Journée mondiale du théâtre : Le CQT célèbre le théâtre québécois
C’est la journée mondiale du théâtre! Pour l’occasion, le comédien, auteur et metteur en scène Alexis Martin signe le message québécois en hommage aux arts de la scène et le Conseil québécois du théâtre vous invite à un 5 à 7 de célébrations.
De 12 h à 13 h 30 et de 16 h à 17 h 30, à l’Espace culturel Georges-Émile-Lapalme de la Place des Arts, les étudiants des écoles professionnelles de théâtre font de courtes prestations théâtrales pour les passants. Plus tard, le Conseil québécois du théâtre vous invite au Bar à vin Place Deschamps pour un événement animé par Dominique Leduc, comédienne et présidente du CQT. Il y aura lecture du message québécois, rédigé par Alexis Martin, ainsi que de sa version anglaise traduite et lue par le dramaturge Michael Mackenzie.
La soirée se poursuvra par la remise des Prix Sentinelle, remis par le Conseil québécois du théâtre, et une célébration des lauréats des divers prix reçus en 2013.
À 19h, il y aura lecture de certaines lettres rédigées dans le cadre de la campagne Si j’étais ministre de la Culture.
Le message québécois de la Journée mondiale du théâtre
Par Alexis Martin
De tous les miroirs que l’homme a inventé, le théâtre est peut-être le plus étonnant : il offre une surface sans tain, qui absorbe autant de lumière qu’elle en réfléchit. Le théâtre est un œil qui regarde l’image inversée de lui-même, une traversée des ombres, où le plus opaque devient soudainement ce qui éblouit : le présent, le contemporain, c’est ce que traque le théâtre dans les paroles et les gestes de ce qui est passé, c’est une machine à répandre l’ombre sur les lumières factices et débusquer les opacités qui parlent.
C’est un acteur ou une actrice qui convoque les fantômes d’une humanité élusive, impalpable et qui pèse pourtant de toute son ombre sur notre vie.
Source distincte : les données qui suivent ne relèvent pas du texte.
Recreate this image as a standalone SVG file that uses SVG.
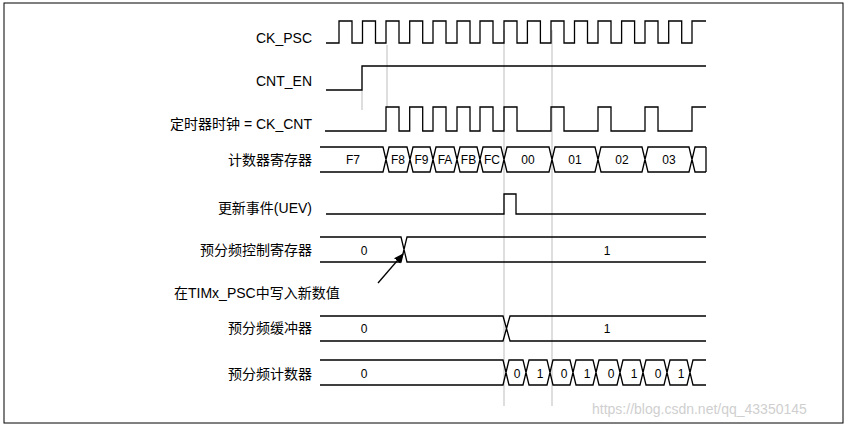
<svg xmlns="http://www.w3.org/2000/svg" width="848" height="427" viewBox="0 0 848 427">
<style>
.w{fill:none;stroke:#000;stroke-width:1.3}
.g{fill:none;stroke:#c8c8c8;stroke-width:1.2}
.l{font-family:"Liberation Sans","Noto Sans CJK SC",sans-serif;font-size:14px;text-anchor:end}
.v{font-family:"Liberation Sans",sans-serif;font-size:12px;text-anchor:middle}
</style>
<defs><marker id="ah" markerWidth="10" markerHeight="10" refX="9" refY="5" orient="auto" markerUnits="userSpaceOnUse"><path d="M0,1 L10,5 L0,9 Z" fill="#000"/></marker></defs>
<rect x="4" y="3" width="839" height="420" fill="#fff" stroke="#000" stroke-width="1"/>
<g id="guides">
<line class="g" x1="362" y1="66" x2="362" y2="110"/>
<line class="g" x1="387" y1="45" x2="387" y2="107"/>
<line class="g" x1="504" y1="30" x2="504" y2="406"/>
<line class="g" x1="552" y1="30" x2="552" y2="406"/>
</g>
<g id="labels">
<text class="l" x="312" y="43">CK_PSC</text>
<text class="l" x="312" y="86">CNT_EN</text>
<text class="l" x="312" y="129">定时器时钟 = CK_CNT</text>
<text class="l" x="312" y="165">计数器寄存器</text>
<text class="l" x="312" y="213">更新事件(UEV)</text>
<text class="l" x="312" y="255">预分频控制寄存器</text>
<text class="l" x="312" y="333">预分频缓冲器</text>
<text class="l" x="312" y="379">预分频计数器</text>
</g>
<g id="ck_psc"><path class="w" d="M326,43 H339 V21 H352 V43 H362.5 V21 H375.5 V43 H386 V21 H399 V43 H409.7 V21 H422.7 V43 H433 V21 H446 V43 H457 V21 H470 V43 H480 V21 H493 V43 H504 V21 H517 V43 H527.4 V21 H540.4 V43 H551 V21 H564 V43 H574.5 V21 H587.5 V43 H598 V21 H611 V43 H621.6 V21 H634.6 V43 H645 V21 H658 V43 H668.7 V21 H681.7 V43 H692 V21 H706"/></g>
<g id="cnt_en"><path class="w" d="M326,90 H362 V66 H706"/></g>
<g id="ck_cnt"><path class="w" d="M325,131 H386 V107 H399 V131 H409.7 V107 H422.7 V131 H433 V107 H446 V131 H457 V107 H470 V131 H480 V107 H493 V131 H504 V107 H517 V131 H551 V107 H564 V131 H598 V107 H611 V131 H645 V107 H658 V131 H692 V107 H706"/></g>
<g id="counter">
<path class="w" d="M320,147 H383 L389,172 H407 L413,147 H430 L436,172 H454 L460,147 H477 L483,172 H501 L507,147 H549 L555,172 H595 L601,147 H642 L648,172 H689 L695,147 H706 M320,172 H383 L389,147 H407 L413,172 H430 L436,147 H454 L460,172 H477 L483,147 H501 L507,172 H549 L555,147 H595 L601,172 H642 L648,147 H689 L695,172 H706 M706,147 V172"/>
<text class="v" x="353" y="164">F7</text><text class="v" x="398" y="164">F8</text><text class="v" x="421.5" y="164">F9</text><text class="v" x="445" y="164">FA</text><text class="v" x="468.5" y="164">FB</text><text class="v" x="492" y="164">FC</text><text class="v" x="528" y="164">00</text><text class="v" x="575" y="164">01</text><text class="v" x="622" y="164">02</text><text class="v" x="669" y="164">03</text>
</g>
<g id="uev"><path class="w" d="M326,214 H504 V194 H516 V214 H706"/></g>
<g id="psc_ctrl">
<path class="w" d="M320,237 H401 L407,262 H706 M320,262 H401 L407,237 H706"/>
<text class="v" x="364" y="255">0</text><text class="v" x="607" y="255">1</text>
</g>
<g id="note">
<line class="w" x1="378" y1="283" x2="403" y2="254" marker-end="url(#ah)"/>
<text class="l" x="374" y="298" style="text-anchor:start" transform="translate(-200,0)">在TIMx_PSC中写入新数值</text>
</g>
<g id="psc_buf">
<path class="w" d="M320,316 H503 L510,341 H706 M320,341 H503 L510,316 H706"/>
<text class="v" x="364" y="333">0</text><text class="v" x="607" y="333">1</text>
</g>
<g id="psc_cnt">
<path class="w" d="M320,360 H503 L509,385 H523 L529,360 H547 L553,385 H570 L576,360 H593 L599,385 H617 L623,360 H640 L646,385 H664 L670,360 H687 L693,385 H706 M320,385 H503 L509,360 H523 L529,385 H547 L553,360 H570 L576,385 H593 L599,360 H617 L623,385 H640 L646,360 H664 L670,385 H687 L693,360 H706"/>
<text class="v" x="364" y="378">0</text><text class="v" x="517" y="378">0</text><text class="v" x="540" y="378">1</text><text class="v" x="564" y="378">0</text><text class="v" x="587" y="378">1</text><text class="v" x="611" y="378">0</text><text class="v" x="634" y="378">1</text><text class="v" x="658" y="378">0</text><text class="v" x="681" y="378">1</text>
</g>
<text x="592" y="414" style="font-family:'Liberation Sans',sans-serif;font-size:14px;fill:#cfcfcf">https://blog.csdn.net/qq_43350145</text>
</svg>
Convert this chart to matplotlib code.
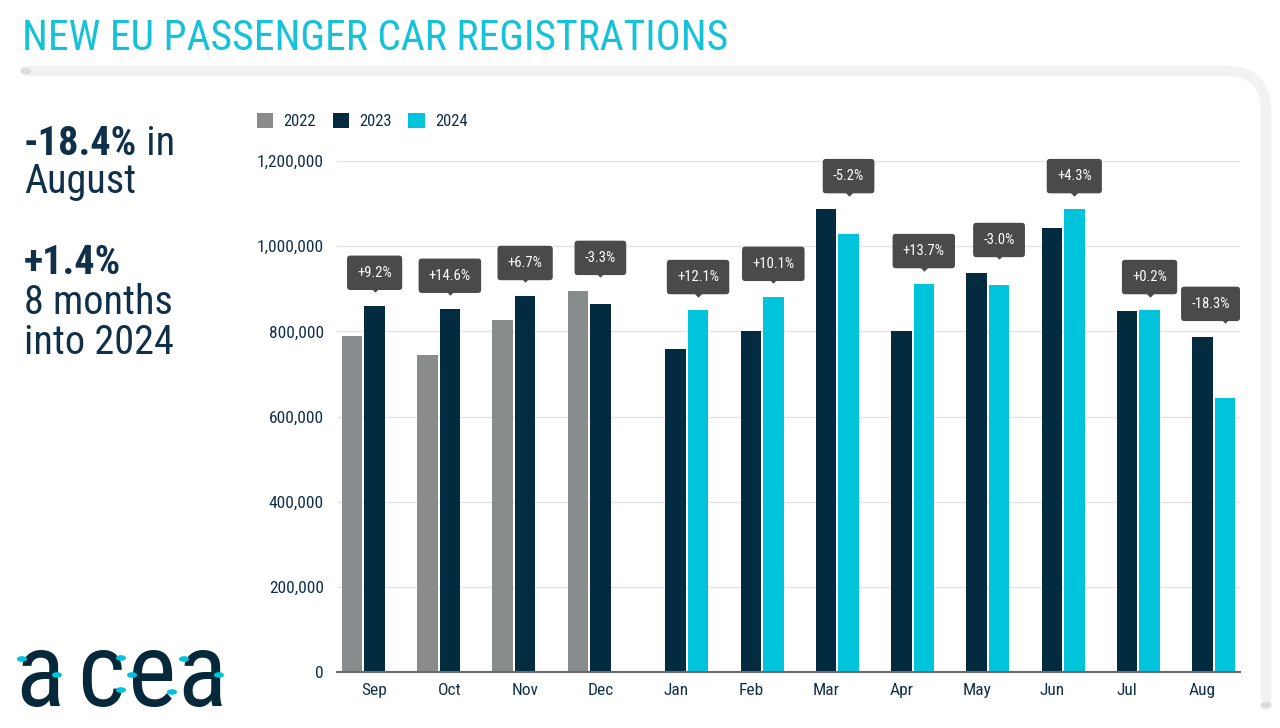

Et de cette condensation des ombres, des manteaux de basalte naissent et tombent sur nos épaules, nous devenons les chevaliers errants du poème, nous retournons à l’ombre qui est aussi une éclaircie dans la forêt, là où est tapi l’émerveillement, cet étonnement primordial, cette avenue déchirée où nous nous sentons exister enfin, pour la première fois, distincts et nombreux pourtant, nombreux mais livrés au monde.
Dans le faisceau du projecteur, l’acteur, l’actrice voient danser des mondes, pulvérisation des siècles qui flottent en convois désordonnés, Tatars refluant vers la Mongolie, foule hurlant sa folie de machine dans les rues de Manhattan, germination jaune des nuits d’insomnie, Bamako saignée à blanc, le moutonnement échevelé des mers du Sud, l’émiettement des textes de loi, les flocons de salive de mille oraisons, de dix mille prêches, de milliards de métaphores échouées et transformées en sel piquant par le branle qu’un Désir souverain imprime au monde, unique moteur des astres et des cœurs. Et tout autour de ce faisceau fourmillant, il y a la mince gangue de l’ombre où l’être s’est retiré, attendant que la poussière retombe. Qu’il ou elle se taise, et le silence recompose sa toile, un moment suspendu au-dessus du plancher de scène, et nous sommes pris de vertige, celui de l’être découvrant sa nudité, face à lui-même et au monde.
L’œil se regarde nu et souffrant, peut-être, mais souverain, dans le théâtre d’une opacité éblouissante.